Приведем отрывок из донесения неизвестного бандеровца, описывающего свой поход на восток в июне — декабре 1941 г.: «Вид у восточных украинских земель серый, говоря по восточноукраински, колхозный. Большое количество новых и не исправленных снаружи домов и каменных строений, заводов, казарм, станций, зданий колхозов, совхозов, МТС, к тому же замаскированных на время войны серым цветом, одетые в стандартные картузы, фуфайки или обычные костюмы и непритязательные ботинки мужчины, женщины, обычно, в плохо сшитых платьях, безвкусно смоделированных чулках и носках, туфлях и галошах, и к тому же широкие степные дороги и “грейдеры” радуют и изменяют этот серый цвет и серые мысли. Особенно это серая краска доминирует осенью, когда поля хлебов сменяет стерня или вспаханное поле, а ясную погоду закрывает туман, так часто в осеннем пейзаже Украины…

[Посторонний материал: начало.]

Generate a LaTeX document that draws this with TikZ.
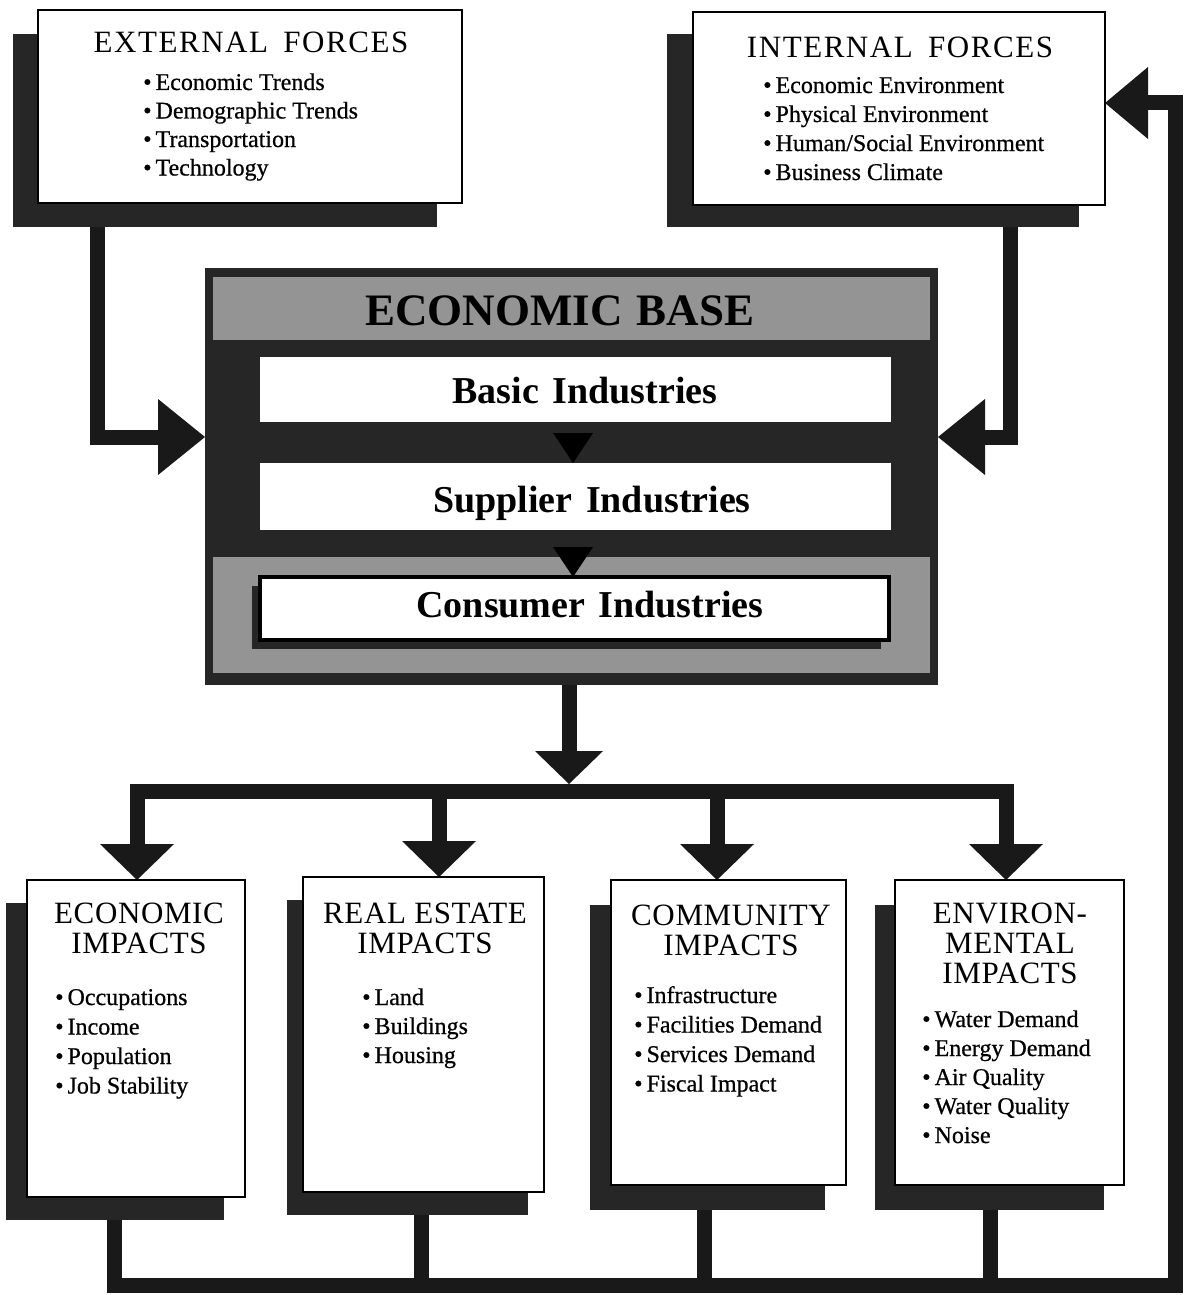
\documentclass[tikz,border=0pt]{standalone}
\usepackage{fontspec}
\setmainfont{Liberation Serif}
\newfontfamily\heavyserif[FakeBold=0.6]{Liberation Serif}
\usetikzlibrary{arrows.meta,shadows,backgrounds}
\begin{document}
\begin{tikzpicture}[x=1pt,y=-1pt,
  box/.style={draw=black,line width=2pt,fill=white,inner sep=0pt,outer sep=0pt},
  plain/.style={inner sep=0pt,outer sep=0pt},
  shad/.style 2 args={drop shadow={shadow xshift=#1,shadow yshift=#2,opacity=1,fill=black!85}},
  conn/.style={line width=15pt,draw=black!90},
  tipA/.style={-{Triangle[width=76pt,length=47pt,line width=0pt]}},
  tipB/.style={-{Triangle[width=68pt,length=33pt,line width=0pt]}},
  tipC/.style={-{Triangle[width=74pt,length=36pt,line width=0pt]}},
  tipD/.style={-{Triangle[width=72pt,length=43pt,line width=0pt]}},
  tipE/.style={-{Triangle[width=40pt,length=30pt,line width=0pt,fill=black]}},
  ttl/.style={font=\fontsize{31}{31}\selectfont\addfontfeatures{LetterSpace=5},inner sep=0pt,anchor=base},
  btl/.style={font=\fontsize{31}{30}\selectfont\addfontfeatures{LetterSpace=2},inner sep=0pt,anchor=north,align=center},
  bul/.style={font=\heavyserif\fontsize{24}{24}\selectfont,inner sep=0pt,anchor=base west},
  ind/.style={font=\fontsize{38}{38}\selectfont\bfseries,inner sep=0pt,anchor=base},
  hdrf/.style={font=\fontsize{45}{45}\selectfont\bfseries,inner sep=0pt,anchor=base}
]
\useasboundingbox (0,0) rectangle (1185,1295);

% ---------- top boxes ----------
\node[box,shad={-25pt}{-24pt},minimum width=424pt,minimum height=193pt] (ext) at (250,106.5) {};
\node[box,shad={-26pt}{-22pt},minimum width=412pt,minimum height=193pt] (int) at (899,108.5) {};

\node[ttl] (extt) at (251,53) {EXTERNAL\hspace{6pt} FORCES};
\foreach \t [count=\i from 0] in {Economic Trends,Demographic Trends,Transportation,Technology}
  \node[bul] (extb\i) at (143,{90+28.5*\i}) {•\,\t};

\node[ttl] (intt) at (900,58) {INTERNAL\hspace{6pt} FORCES};
\foreach \t [count=\i from 0] in {Economic Environment,Physical Environment,Human/Social Environment,Business Climate}
  \node[bul] (intb\i) at (763,{93+29*\i}) {•\,\t};

% ---------- economic base ----------
\node[plain,fill=black!85,minimum width=733pt,minimum height=417pt] (base) at (571.5,476.5) {};
\node[plain,fill=black!42,minimum width=717pt,minimum height=63pt] (hdr) at (571.5,308.5) {};
\node[plain,fill=white,minimum width=631pt,minimum height=65pt] (basic) at (575.5,389.5) {};
\node[plain,fill=white,minimum width=631pt,minimum height=67pt] (supp) at (575.5,496.5) {};
\node[plain,fill=black!42,minimum width=717pt,minimum height=116pt] (cband) at (571.5,615) {};
\node[box,line width=4pt,shad={-8pt}{-9pt},minimum width=629pt,minimum height=63pt] (cons) at (574.5,608.5) {};

\node[hdrf] (hdrt) at (560,325) {ECONOMIC\hspace{14pt}BASE};
\node[ind] (basict) at (585,403) {Basic\hspace{4pt} Industries};
\node[ind] (suppt) at (592,512) {Supplier\hspace{4pt} Industries};
\node[ind] (const) at (590,617) {Consumer\hspace{4pt} Industries};

\draw[black!85,line width=8pt,tipE] (573,0 |- basic.south) -- (573,0 |- supp.north);
\draw[black!85,line width=8pt,tipE] (573,0 |- supp.south) -- (573,0 |- cons.north);

% ---------- impact boxes ----------
\node[box,shad={-21pt}{-23pt},minimum width=218pt,minimum height=317pt] (eimp) at (136,1038.5) {};
\node[box,shad={-16pt}{-23pt},minimum width=241pt,minimum height=315pt] (rimp) at (423.5,1034.5) {};
\node[box,shad={-21pt}{-25pt},minimum width=235pt,minimum height=305pt] (cimp) at (728.5,1032.5) {};
\node[box,shad={-20pt}{-25pt},minimum width=229pt,minimum height=305pt] (vimp) at (1009.5,1032.5) {};

\node[btl] (eimpt) at (139,903) {ECONOMIC\\IMPACTS};
\foreach \t [count=\i from 0] in {Occupations,Income,Population,Job Stability}
  \node[bul] (eimpb\i) at (55,{1005+29.5*\i}) {•\,\t};

\node[btl] (rimpt) at (425,903) {REAL ESTATE\\IMPACTS};
\foreach \t [count=\i from 0] in {Land,Buildings,Housing}
  \node[bul] (rimpb\i) at (362,{1005+29*\i}) {•\,\t};

\node[btl] (cimpt) at (731,905) {COMMUNITY\\IMPACTS};
\foreach \t [count=\i from 0] in {Infrastructure,Facilities Demand,Services Demand,Fiscal Impact}
  \node[bul] (cimpb\i) at (634,{1003+29.5*\i}) {•\,\t};

\node[btl] (vimpt) at (1010,903) {ENVIRON-\\MENTAL\\IMPACTS};
\foreach \t [count=\i from 0] in {Water Demand,Energy Demand,Air Quality,Water Quality,Noise}
  \node[bul] (vimpb\i) at (922,{1027+29*\i}) {•\,\t};

\coordinate (hub) at (569,791);
\coordinate (hubtop) at (569,784);

% ---------- connectors ----------
\begin{scope}[on background layer]
\fill[white] (0,0) rectangle (1185,1295);
\draw[conn,tipA] (97,0 |- ext.south) |- (base.west |- 0,437);
\draw[conn,tipA] (1010,0 |- int.south) |- (base.east |- 0,437);
\draw[conn,tipB] (569,0 |- base.south) -- (hubtop);
\foreach \n/\x in {eimp/137,rimp/439,cimp/717,vimp/1006}
  \draw[conn,tipC] (hub) -| (\x,0 |- \n.north);
\draw[conn,tipD] (114,0 |- eimp.south) |- (1175,1285) |- (int.east |- 0,103);
\foreach \n/\x in {rimp/421,cimp/704,vimp/990}
  \draw[conn] (\x,0 |- \n.south) -- (\x,1285);
\end{scope}
\end{tikzpicture}
\end{document}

Что касается называния Украины, все украинцы восточных украинских земель называют себя украинцами, речь не идет о православных, малороссах, хохлах, слово “хохол” до войны очень редко употреблялось, и было наказуемо. У чувства украинскости характер больше культурно-национального отличия, нежели национально-политического, это влияние 23-летней деятельности органов безопасности, пропаганды большевиков»[111].

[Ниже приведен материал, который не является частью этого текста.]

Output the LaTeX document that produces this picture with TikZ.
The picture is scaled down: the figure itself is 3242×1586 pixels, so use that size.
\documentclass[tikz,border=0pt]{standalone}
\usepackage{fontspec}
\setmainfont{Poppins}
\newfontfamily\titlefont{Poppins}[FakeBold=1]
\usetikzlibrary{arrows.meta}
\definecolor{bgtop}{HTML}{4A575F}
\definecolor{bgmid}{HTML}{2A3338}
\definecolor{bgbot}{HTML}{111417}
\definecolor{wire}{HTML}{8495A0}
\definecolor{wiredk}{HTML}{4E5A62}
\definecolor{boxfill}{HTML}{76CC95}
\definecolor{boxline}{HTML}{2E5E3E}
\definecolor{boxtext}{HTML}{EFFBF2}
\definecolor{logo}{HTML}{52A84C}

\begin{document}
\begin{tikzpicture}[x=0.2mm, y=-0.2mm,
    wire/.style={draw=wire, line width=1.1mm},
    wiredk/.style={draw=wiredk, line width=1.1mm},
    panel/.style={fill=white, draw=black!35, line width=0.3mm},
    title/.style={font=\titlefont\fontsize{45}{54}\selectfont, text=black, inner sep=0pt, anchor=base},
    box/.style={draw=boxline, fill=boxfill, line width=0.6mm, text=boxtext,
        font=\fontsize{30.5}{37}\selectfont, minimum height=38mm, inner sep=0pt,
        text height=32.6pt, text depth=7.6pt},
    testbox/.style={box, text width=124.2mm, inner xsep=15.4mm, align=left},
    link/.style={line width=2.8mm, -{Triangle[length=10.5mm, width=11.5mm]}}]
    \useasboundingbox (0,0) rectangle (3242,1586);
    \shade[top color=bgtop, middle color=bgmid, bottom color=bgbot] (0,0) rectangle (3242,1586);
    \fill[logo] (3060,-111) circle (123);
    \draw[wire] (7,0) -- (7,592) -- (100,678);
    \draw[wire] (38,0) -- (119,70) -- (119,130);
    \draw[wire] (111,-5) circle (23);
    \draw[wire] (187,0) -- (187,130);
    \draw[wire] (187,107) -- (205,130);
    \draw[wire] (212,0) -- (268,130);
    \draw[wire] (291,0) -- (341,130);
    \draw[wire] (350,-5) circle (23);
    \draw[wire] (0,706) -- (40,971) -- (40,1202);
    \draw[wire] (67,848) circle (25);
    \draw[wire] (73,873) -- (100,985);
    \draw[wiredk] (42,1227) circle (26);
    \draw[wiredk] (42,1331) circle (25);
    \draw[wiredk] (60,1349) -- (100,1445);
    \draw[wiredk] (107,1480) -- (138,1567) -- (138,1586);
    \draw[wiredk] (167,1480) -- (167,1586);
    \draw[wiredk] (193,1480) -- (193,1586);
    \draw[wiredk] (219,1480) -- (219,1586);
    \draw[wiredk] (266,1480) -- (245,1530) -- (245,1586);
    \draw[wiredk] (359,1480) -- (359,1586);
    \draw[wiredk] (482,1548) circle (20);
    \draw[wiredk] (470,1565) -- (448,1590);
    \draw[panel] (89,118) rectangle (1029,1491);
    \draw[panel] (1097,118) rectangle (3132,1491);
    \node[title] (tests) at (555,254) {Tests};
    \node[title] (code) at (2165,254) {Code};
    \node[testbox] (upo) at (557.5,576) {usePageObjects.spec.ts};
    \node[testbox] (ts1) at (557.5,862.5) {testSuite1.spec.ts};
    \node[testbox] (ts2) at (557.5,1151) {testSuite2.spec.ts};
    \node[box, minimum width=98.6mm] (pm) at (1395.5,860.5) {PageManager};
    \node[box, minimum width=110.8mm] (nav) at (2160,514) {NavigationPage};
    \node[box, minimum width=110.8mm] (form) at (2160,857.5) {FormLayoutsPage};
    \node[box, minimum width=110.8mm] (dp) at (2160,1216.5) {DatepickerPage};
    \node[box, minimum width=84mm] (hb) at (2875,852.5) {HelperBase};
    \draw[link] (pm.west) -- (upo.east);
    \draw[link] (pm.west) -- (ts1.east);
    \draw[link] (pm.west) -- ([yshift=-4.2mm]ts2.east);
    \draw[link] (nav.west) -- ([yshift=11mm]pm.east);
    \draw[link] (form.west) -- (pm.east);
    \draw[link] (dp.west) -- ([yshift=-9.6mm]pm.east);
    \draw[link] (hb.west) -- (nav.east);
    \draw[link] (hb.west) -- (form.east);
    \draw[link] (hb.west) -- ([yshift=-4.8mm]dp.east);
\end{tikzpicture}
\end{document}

Чуть в другой тональности — донесение распираемого от чувства расовой полноценности немецкого дипломата Геллен-таля в Берлин из Житомира: «…Интенсивная советская работа за 24 года ликвидировала всех способных к управлению украинцев. Население почти повсюду создает впечатление отупевшего. В настоящей войне они тоже, безусловно, не усматривают крестового похода против большевистской системы, а видят прежде всего уничтожение, смерть и утерю остатков своего убогого имущества. На селе, обычно, настроения почти полностью быстро улучшается благодаря надежде с помощью немцев снова получить в собственность землю»[112].
Как известно, немцы обманули ожидания крестьян и колхозов не распустили.

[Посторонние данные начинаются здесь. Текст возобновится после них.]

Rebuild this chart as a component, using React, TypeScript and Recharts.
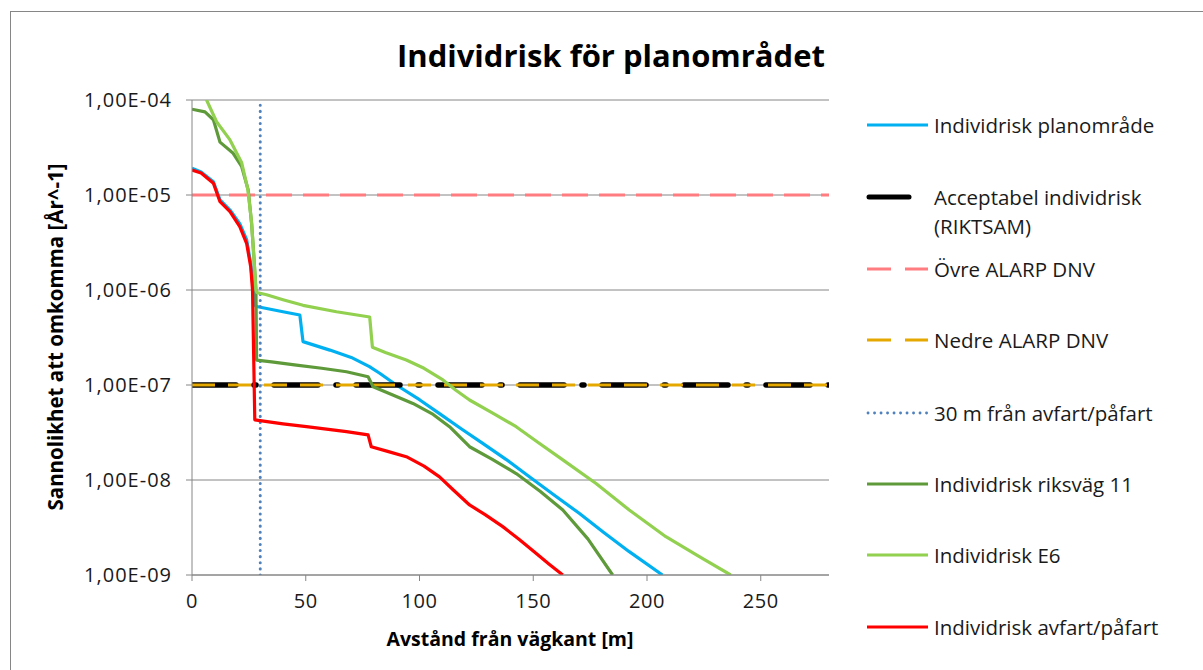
import React from "react";
import { LineChart, Line, XAxis, YAxis, CartesianGrid } from "recharts";

// distance from road edge [m] and individual risk per year
const PLAN_X = [0, 4, 9.4, 12.3, 16.7, 21, 24, 25.8, 26.9, 27.5, 28.4, 40, 47.4, 48.8, 60.6, 70, 78, 82.5, 89.8, 100, 108.8, 118, 127.8, 138, 148.3, 159, 170.2, 181, 192.2, 206.8];
const PLAN_Y = [1.91e-5, 1.75e-5, 1.38e-5, 8.9e-6, 6.95e-6, 5.0e-6, 3.4e-6, 1.9e-6, 1.0e-6, 7.0e-7, 6.7e-7, 5.9e-7, 5.45e-7, 2.86e-7, 2.33e-7, 1.95e-7, 1.56e-7, 1.33e-7, 1.0e-7, 7.0e-8, 5.0e-8, 3.5e-8, 2.43e-8, 1.65e-8, 1.08e-8, 7.0e-9, 4.46e-9, 2.8e-9, 1.76e-9, 1.0e-9];

const RV11_X = [0, 5.7, 9.4, 12.3, 18.1, 21.8, 24.7, 26.2, 27.2, 28.1, 28.4, 35, 45.9, 57, 67.9, 77.4, 78.8, 79.6, 88, 97.1, 106, 113.2, 122, 132, 142.5, 153, 163, 174, 184.9];
const RV11_Y = [8.0e-5, 7.5e-5, 6.2e-5, 3.6e-5, 2.75e-5, 2.0e-5, 1.13e-5, 5.0e-6, 2.24e-6, 1.0e-6, 1.83e-7, 1.75e-7, 1.62e-7, 1.5e-7, 1.38e-7, 1.22e-7, 1.05e-7, 9.6e-8, 7.9e-8, 6.4e-8, 4.9e-8, 3.64e-8, 2.24e-8, 1.65e-8, 1.17e-8, 7.6e-9, 4.83e-9, 2.4e-9, 1.0e-9];

const E6_X = [0, 3, 6.4, 10.8, 16.7, 21.8, 24.6, 26.2, 27.2, 28.1, 28.5, 32.8, 40, 48.8, 63.5, 78.1, 79.3, 85, 94.2, 102, 110.3, 116, 122, 132, 142.5, 152, 163, 177.6, 192.2, 208.3, 223, 236.8];
const E6_Y = [1.9e-4, 1.4e-4, 1.0e-4, 5.9e-5, 3.8e-5, 2.2e-5, 1.13e-5, 5.1e-6, 2.2e-6, 1.0e-6, 9.4e-7, 8.9e-7, 7.9e-7, 6.9e-7, 5.9e-7, 5.2e-7, 2.5e-7, 2.2e-7, 1.83e-7, 1.5e-7, 1.13e-7, 8.8e-8, 6.95e-8, 5.1e-8, 3.64e-8, 2.5e-8, 1.63e-8, 9.2e-9, 4.83e-9, 2.53e-9, 1.56e-9, 1.0e-9];

const AVFART_X = [0, 4, 9.4, 12.3, 16.7, 21, 24, 25.8, 26.6, 27.6, 40, 50.3, 67.9, 77.4, 78.8, 86, 94.2, 102, 108.8, 115, 122, 129, 136.6, 144, 151.2, 157, 163];
const AVFART_Y = [1.83e-5, 1.7e-5, 1.33e-5, 8.5e-6, 6.7e-6, 4.65e-6, 3.1e-6, 1.76e-6, 1.0e-6, 4.3e-8, 3.9e-8, 3.64e-8, 3.23e-8, 2.98e-8, 2.24e-8, 2.0e-8, 1.76e-8, 1.4e-8, 1.08e-8, 7.8e-9, 5.46e-9, 4.3e-9, 3.23e-9, 2.35e-9, 1.69e-9, 1.3e-9, 1.0e-9];

// criteria lines
const LIMIT_X = [0, 280];
const RIKTSAM_Y = [1e-7, 1e-7];
const OVRE_Y = [1e-5, 1e-5];
const NEDRE_Y = [1e-7, 1e-7];
const AVFART_30_X = [30, 30];
const AVFART_30_Y = [1e-9, 1e-4];

const X_TICKS = [0, 50, 100, 150, 200, 250];
const Y_TICKS = [1e-9, 1e-8, 1e-7, 1e-6, 1e-5, 1e-4];
const Y_TICK_LABELS = ["1,00E-09", "1,00E-08", "1,00E-07", "1,00E-06", "1,00E-05", "1,00E-04"];

const zip = (xs: number[], ys: number[]) => xs.map((x, i) => ({ x, y: ys[i] }));

const FONT = "'Open Sans', 'Noto Sans', sans-serif";
const GRID = "#868686";

const LEGEND = [
  { name: ["Individrisk planområde"], color: "#00B0F0", y: 125, kind: "solid" },
  { name: ["Acceptabel individrisk", "(RIKTSAM)"], color: "#000000", y: 197, kind: "thick" },
  { name: ["Övre ALARP DNV"], color: "#FF7C80", y: 269, kind: "dash" },
  { name: ["Nedre ALARP DNV"], color: "#E5A800", y: 340, kind: "dash" },
  { name: ["30 m från avfart/påfart"], color: "#4F81BD", y: 413, kind: "dot" },
  { name: ["Individrisk riksväg 11"], color: "#5E9A3A", y: 484, kind: "solid" },
  { name: ["Individrisk E6"], color: "#92D050", y: 555, kind: "solid" },
  { name: ["Individrisk avfart/påfart"], color: "#FF0000", y: 627, kind: "solid" },
];

function LegendSample({ kind, color, y }: { kind: string; color: string; y: number }) {
  if (kind === "thick")
    return <line x1={869} x2={909} y1={y} y2={y} stroke={color} strokeWidth={5} strokeLinecap="round" />;
  if (kind === "dash")
    return <line x1={867} x2={928} y1={y} y2={y} stroke={color} strokeWidth={3} strokeDasharray="24 14" />;
  if (kind === "dot")
    return <line x1={868} x2={928} y1={y} y2={y} stroke={color} strokeWidth={2.8} strokeDasharray="0.1 6.4" strokeLinecap="round" />;
  return <line x1={867} x2={928} y1={y} y2={y} stroke={color} strokeWidth={3} />;
}

export default function App() {
  return (
    <div style={{ position: "absolute", left: 0, top: 0, width: 1203, height: 670, overflow: "hidden", background: "#fff", fontFamily: FONT }}>
      <div style={{ position: "absolute", left: 10, top: 11, width: 1250, height: 720, border: `1px solid ${GRID}` }} />
      <LineChart width={1203} height={670} margin={{ top: 100, right: 374, bottom: 55, left: 82 }}>
        <CartesianGrid vertical={false} stroke={GRID} strokeWidth={1} />
        <XAxis
          dataKey="x"
          type="number"
          domain={[0, 280]}
          ticks={X_TICKS}
          allowDataOverflow
          height={40}
          stroke={GRID}
          tickSize={6}
          tickMargin={13}
          tick={{ fill: "#1a1a1a", fontSize: 20, fontFamily: FONT, letterSpacing: 0.6 }}
        />
        <YAxis
          dataKey="y"
          type="number"
          scale="log"
          domain={[1e-9, 1e-4]}
          ticks={Y_TICKS}
          allowDataOverflow
          width={110}
          stroke={GRID}
          tickSize={6}
          tickMargin={14}
          tickFormatter={(v: number) => Y_TICK_LABELS[Y_TICKS.findIndex((t) => Math.abs(t - v) / t < 1e-6)] ?? ""}
          tick={{ fill: "#1a1a1a", fontSize: 20, fontFamily: FONT, letterSpacing: 1 }}
        />
        <Line data={zip(PLAN_X, PLAN_Y)} dataKey="y" stroke="#00B0F0" strokeWidth={3.2} dot={false} isAnimationActive={false} strokeLinejoin="round" />
        <Line data={zip(LIMIT_X, RIKTSAM_Y)} dataKey="y" stroke="#000000" strokeWidth={5.5} strokeDasharray="44 18 2 18" strokeLinecap="round" dot={false} isAnimationActive={false} />
        <Line data={zip(LIMIT_X, OVRE_Y)} dataKey="y" stroke="#FF7C80" strokeWidth={3} strokeDasharray="26 11" dot={false} isAnimationActive={false} />
        <Line data={zip(LIMIT_X, NEDRE_Y)} dataKey="y" stroke="#E5A800" strokeWidth={3} strokeDasharray="23 13" dot={false} isAnimationActive={false} />
        <Line data={zip(AVFART_30_X, AVFART_30_Y)} dataKey="y" stroke="#4F81BD" strokeWidth={3} strokeDasharray="0.1 6" strokeLinecap="round" dot={false} isAnimationActive={false} />
        <Line data={zip(RV11_X, RV11_Y)} dataKey="y" stroke="#5E9A3A" strokeWidth={3.2} dot={false} isAnimationActive={false} strokeLinejoin="round" />
        <Line data={zip(E6_X, E6_Y)} dataKey="y" stroke="#92D050" strokeWidth={3.2} dot={false} isAnimationActive={false} strokeLinejoin="round" />
        <Line data={zip(AVFART_X, AVFART_Y)} dataKey="y" stroke="#FF0000" strokeWidth={3.2} dot={false} isAnimationActive={false} strokeLinejoin="round" />
      </LineChart>
      <svg width={1203} height={670} style={{ position: "absolute", left: 0, top: 0, pointerEvents: "none" }}>
        <text x={611} y={55} textAnchor="middle" dominantBaseline="central" fontSize={31} fontWeight="bold" fill="#000" fontFamily={FONT}>
          Individrisk för planområdet
        </text>
        <text x={510} y={638} textAnchor="middle" dominantBaseline="central" fontSize={19.5} fontWeight="bold" fill="#000" fontFamily={FONT}>
          Avstånd från vägkant [m]
        </text>
        <text x={55} y={337} textAnchor="middle" dominantBaseline="central" fontSize={20.5} fontWeight="bold" fill="#000" fontFamily={FONT} transform="rotate(-90 55 337)">
          Sannolikhet att omkomma [År^-1]
        </text>
        {LEGEND.map((item) => (
          <g key={item.name[0]}>
            <LegendSample kind={item.kind} color={item.color} y={item.y} />
            {item.name.map((line, i) => (
              <text key={line} x={934} y={item.y + i * 29} dominantBaseline="central" fontSize={20.5} fill="#1a1a1a" fontFamily={FONT}>
                {line}
              </text>
            ))}
          </g>
        ))}
      </svg>
    </div>
  );
}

А вот описание окружающей действительности руководителем Восточной походной группы ОУН также из Житомира: «Большая часть населения обнищавшая, у них нет еды, недостаток хлеба. Люди оборванные, босые, хаты оборванные, почернели, заборы поломаны, церкви разобраны или переделаны в склады. Печальный — опущенный вид украинских сел. Нельзя сказать словами Шевченко: “как картинка село”. Нет! Что-то совсем противоположное. Колхозы — это то же, что запущенные, недосмотренные еврейские фольварки, которые можно встретить и в Галиции. Общее впечатление — это одна большая руина. Люди заморены голодом, все недорослое, болезненное, трудно найти человека, у которого было бы нормальное выражение лица. Разве что партиец — так такого по виду признаешь сразу, так как тем пиявкам хорошо жилось. В каждом селе и редко найдешь семью, чтобы там не было кого из семьи замученным, сосланным или умершим с голоду. Всюду наболели души, прибиты горем. Начнешь говорить и всё с болью плачет, плачут женщины, плачут старики и плачут мужчины… Все на собраниях хотят говорить про свое горе, про свою боль. А она была вправду большая, что её никому не передать словами»[113].
Невысокий уровень национализма и часто «просоветский настрой» жителей советской Украины не позволил оуновцам достичь популярности на большей части территории украинских земель.
Это привело критикующего бандеровцев Марка Солонина к безапелляционному утверждению: «…Ничего похожего на существование сколько-нибудь активного бандеровского подполья к востоку от Днепра найти так и не удалось..»[114].
Помимо многочисленных статей, фрагментов обобщающих монографий, ещё десять лет назад в Киеве на основании документов архива СБУ была опубликована монография Владимира Никольского «Подполье ОУН (б) на Донбассе»[115], рассказывающая о действиях националистов в этом регионе. Германская служба безопасности (СД) в 1941–1943 гг. в сводках, включавших сведения со всей оккупированной территории СССР, постоянно фиксировала бандеровскую агитацию в Центральной и Восточной Украине[116].